Eine Stelle mehr pro Schule könne schon hilfreich sein, meint dagegen Joachim Zeller, Bezirksbürgermeister von Mitte (CDU). Es gebe Kieze, in denen die Schule der einzige Ort sei, wo noch eine Begegnung zwischen deutscher Gesellschaft und Zuwanderern stattfinde. Nachdem die Lehrer jahrelang mit den Problemen alleingelassen worden seien, sei Bögers Vorstoß „ein positiver Anfang, der aber noch lange nicht das Ende sein darf.“

Dass die Schulen künftig noch stärker als bisher mit den Stadtteilgruppen und Quartiersmanagern kooperieren sollen, wird an der Basis als „überfälliger Schritt in die richtige Richtung“ begrüßt, sagt Susanne Sander, Quartiersmanagerin im Moabiter Beusselkiez. Zurzeit haben in Berlin 17 Stadtteile ein Quartiersmanagement. Die Schule müsse sich verstärkt für die Probleme des Stadtteils öffnen und umgekehrt, so Sander.

„Eine Stelle mehr pro Schule ist ein guter Anfang, schön wäre aber mehr“, sagt der Quartiersmanager vom Soldiner Kiez, Reinhard Fischer. Um der extremen Selektion etwas entgegenzusetzen, reiche eine Stelle bei weitem nicht aus.

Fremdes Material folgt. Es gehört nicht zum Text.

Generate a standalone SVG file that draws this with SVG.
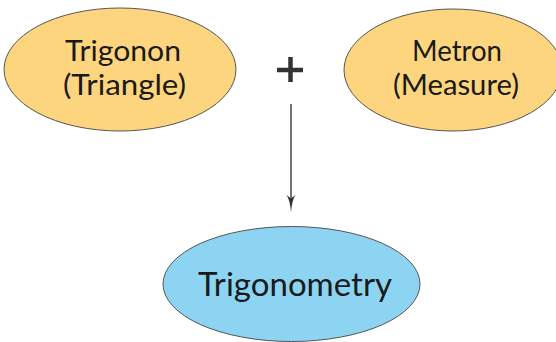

Mit Selektion ist gemeint, dass die meisten Eltern der Mittelschicht wegen des hohen Migrantenanteils wegziehen oder sich ummelden, wenn ihre Kinder zur Schule kommen.

In der Highdeck-Siedlung in Nord-Neukölln hat die Zusammenarbeit von Quartiersmanagement und Schule schon kleine Wunder bewirkt. Der Hof einer Grundschule wurde neu gestaltet, ein Computerraum eingerichtet. Eine noch engere Kooperation ist der richtige Weg, ist man sich einig. Eines allerdings fragt man sich: Was meint Böger, wenn er von türkischen Referendaren spricht? „Es gibt keine“, sagt eine Schulleiterin bestimmt.